My question is: How do I detect this case and how can I correctly access the character?
Thanks in advance for your help.
Hi, welcome to devnet.
You can access each character either by the  operator, the at() member function or via pointer returned by data().
Each of those give you access to the QChar data type.
What you say sounds strange. Can you elaborate? Do you mean what the size() member function returns or the c++ sizeof() operator? How do you add characters? Operator +, append(), arg(), insert() or something else?
Hi and welcome to devnet,
How are you currently using QString to access the individual characters ?
According to "this (old, I admit) post":http://blog.qt.digia.com/blog/2008/04/28/string-theory/#comment-2064 by Thiago QChar represents a single UTF-16 word so it's true that some characters may require two of them and this can lead to problems and requires special care.

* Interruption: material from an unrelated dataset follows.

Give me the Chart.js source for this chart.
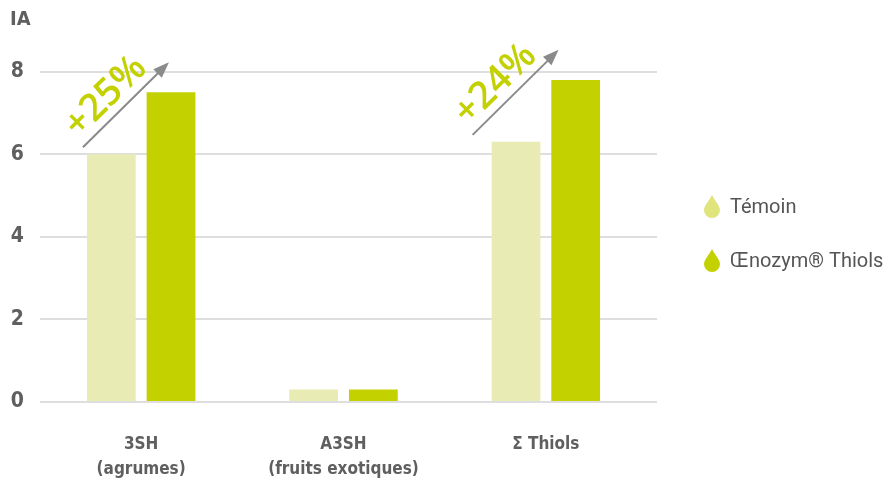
<!DOCTYPE html>
<html>
<head>
<meta charset="utf-8">
<script src="https://cdn.jsdelivr.net/npm/chart.js@4"></script>
<style>
  html, body { margin: 0; padding: 0; background: #fff; }
  #wrap { width: 886px; height: 480px; }
</style>
</head>
<body>
<div id="wrap"><canvas id="thiolsChart"></canvas></div>
<script>
// Data
const categories = [['3SH', '(agrumes)'], ['A3SH', '(fruits exotiques)'], ['Σ Thiols']];
const temoinValues = [6.0, 0.3, 6.3];
const oenozymValues = [7.5, 0.3, 7.8];
const yTicks = [0, 2, 4, 6, 8];
const seriesNames = ['Témoin', 'Œnozym® Thiols'];
const gains = ['+25%', null, '+24%'];

const lightGreen = '#e8ecb4';
const darkGreen = '#c3d100';
const textGrey = '#5f5f5f';
const gridGrey = '#dedede';
const condensed = '"DejaVu Sans Condensed", "Liberation Sans Narrow", sans-serif';

// gridlines run a little past the last group
const gridExtend = {
    id: 'gridExtend',
    beforeDatasetsDraw(chart) {
        const ctx = chart.ctx;
        const y = chart.scales.y;
        const right = chart.chartArea.right;
        ctx.save();
        ctx.strokeStyle = gridGrey;
        ctx.lineWidth = 2;
        yTicks.forEach(v => {
            const py = Math.round(y.getPixelForValue(v));
            ctx.beginPath();
            ctx.moveTo(right, py);
            ctx.lineTo(right + 10, py);
            ctx.stroke();
        });
        ctx.restore();
    }
};

// Arrow + percentage annotations above the bar pairs
const gainPlugin = {
    id: 'gains',
    afterDatasetsDraw(chart) {
        const ctx = chart.ctx;
        const y = chart.scales.y;
        const m0 = chart.getDatasetMeta(0);
        gains.forEach((txt, i) => {
            if (!txt) return;
            const b0 = m0.data[i];
            const x0 = b0.x - b0.width / 2 - (i === 0 ? 4 : 19);
            const y0 = y.getPixelForValue(temoinValues[i]) - 7;
            const x1 = x0 + 86;
            const y1 = y0 - 85;
            ctx.save();
            ctx.strokeStyle = '#8a8a8a';
            ctx.fillStyle = '#8a8a8a';
            ctx.lineWidth = 2;
            ctx.beginPath();
            ctx.moveTo(x0, y0);
            ctx.lineTo(x1 - 8, y1 + 8);
            ctx.stroke();
            // head
            const ang = Math.atan2(y1 - y0, x1 - x0);
            ctx.beginPath();
            ctx.moveTo(x1, y1);
            ctx.lineTo(x1 - 16 * Math.cos(ang) + 6 * Math.sin(ang), y1 - 16 * Math.sin(ang) - 6 * Math.cos(ang));
            ctx.lineTo(x1 - 16 * Math.cos(ang) - 6 * Math.sin(ang), y1 - 16 * Math.sin(ang) + 6 * Math.cos(ang));
            ctx.closePath();
            ctx.fill();
            // text
            const mx = (x0 + x1) / 2 - 20;
            const my = (y0 + y1) / 2 - 8;
            ctx.translate(mx, my);
            ctx.rotate(ang);
            ctx.fillStyle = darkGreen;
            ctx.font = '600 38px "Open Sans", Lato, sans-serif';
            ctx.textAlign = 'center';
            ctx.textBaseline = 'middle';
            ctx.fillText(txt, 0, 0);
            ctx.restore();
        });
    }
};

// Legend with drop markers on the right
function drawDrop(ctx, cx, cy, color) {
    ctx.save();
    ctx.fillStyle = color;
    ctx.beginPath();
    ctx.moveTo(cx, cy - 12);
    ctx.bezierCurveTo(cx + 3, cy - 6, cx + 8, cy - 1, cx + 8, cy + 3);
    ctx.arc(cx, cy + 3, 8, 0, Math.PI, false);
    ctx.bezierCurveTo(cx - 8, cy - 1, cx - 3, cy - 6, cx, cy - 12);
    ctx.fill();
    ctx.restore();
}

const legendPlugin = {
    id: 'dropLegend',
    afterDraw(chart) {
        const ctx = chart.ctx;
        const colors = ['#dfe47c', darkGreen];
        const rows = [207, 261];
        seriesNames.forEach((name, i) => {
            drawDrop(ctx, 712, rows[i], colors[i]);
            ctx.save();
            ctx.fillStyle = '#555';
            ctx.font = '20px Roboto, "Liberation Sans", sans-serif';
            ctx.textBaseline = 'middle';
            ctx.fillText(name, 730, rows[i] + 1);
            ctx.restore();
        });
    }
};

const chart = new Chart(document.getElementById('thiolsChart'), {
    type: 'bar',
    data: {
        labels: categories,
        datasets: [
            {
                label: seriesNames[0],
                data: temoinValues,
                backgroundColor: lightGreen,
                borderWidth: 0,
                categoryPercentage: 0.59,
                barPercentage: 0.817
            },
            {
                label: seriesNames[1],
                data: oenozymValues,
                backgroundColor: darkGreen,
                borderWidth: 0,
                categoryPercentage: 0.59,
                barPercentage: 0.817
            }
        ]
    },
    options: {
        responsive: true,
        maintainAspectRatio: false,
        animation: false,
        layout: {
            padding: { left: 10, right: 239, top: 0, bottom: 0 }
        },
        plugins: {
            legend: { display: false },
            tooltip: { enabled: false },
            title: {
                display: true,
                text: 'IA',
                align: 'start',
                color: textGrey,
                font: { family: condensed, size: 20, weight: 'bold' },
                padding: { top: 8, bottom: 19 }
            }
        },
        scales: {
            x: {
                grid: { display: false, drawTicks: false },
                border: { display: false },
                afterFit: scale => { scale.height = 78; },
                ticks: {
                    color: textGrey,
                    padding: 31,
                    maxRotation: 0,
                    font: { family: condensed, size: 17, weight: 'bold', lineHeight: 1.42 }
                }
            },
            y: {
                min: 0,
                max: 8.5,
                afterBuildTicks: scale => {
                    scale.ticks = yTicks.map(v => ({ value: v }));
                },
                afterFit: scale => { scale.width = 30; },
                grid: { color: gridGrey, lineWidth: 2, drawTicks: false },
                border: { display: false },
                ticks: {
                    color: textGrey,
                    padding: 16,
                    font: { family: condensed, size: 21, weight: 'bold' }
                }
            }
        }
    },
    plugins: [gridExtend, gainPlugin, legendPlugin]
});
</script>
</body>
</html>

For example the character you mentioned:
unsigned int foo = 0x2000b;
QString bar = QString::fromUcs4(&foo, 1);
qDebug() << bar.size(); //this prints 2 :(
qDebug() << bar.toUcs4().size(); //this prints 1 correctly
Thanks a lot for your quick replies!
I tried to access the individual character using QString::at(). Both at(0) and at(1) returned something that was printed as square in a QLineEdit. When I pasted these characters into the text editor of this forum, a code was shown in the square. After removing the space between these two characters, they were fused to the single one described the link in my first post.
QString::size() returned 2. I encountered this while parsing the kanjidic2.xml file, which contains information on letters of the Japanese language. The QString causing this problem was initialized using QXmlStreamReader::readElementText(). I assumed the string size to be 1, as the respective xml field contains only a single literal. Your second post helped me a lot, thank you.
I thought that a single QChar was able to represent any unicode character, but the first line of its documentation already restricts it to UTF-16.
I think that the documentation of QString::size() and QString::at() should point to this issue somehow. If I would have assumed my QString's size to be always one (I was extracting single literals after all) and hadn't verified this, it would have caused an extremely well hidden bug in my program.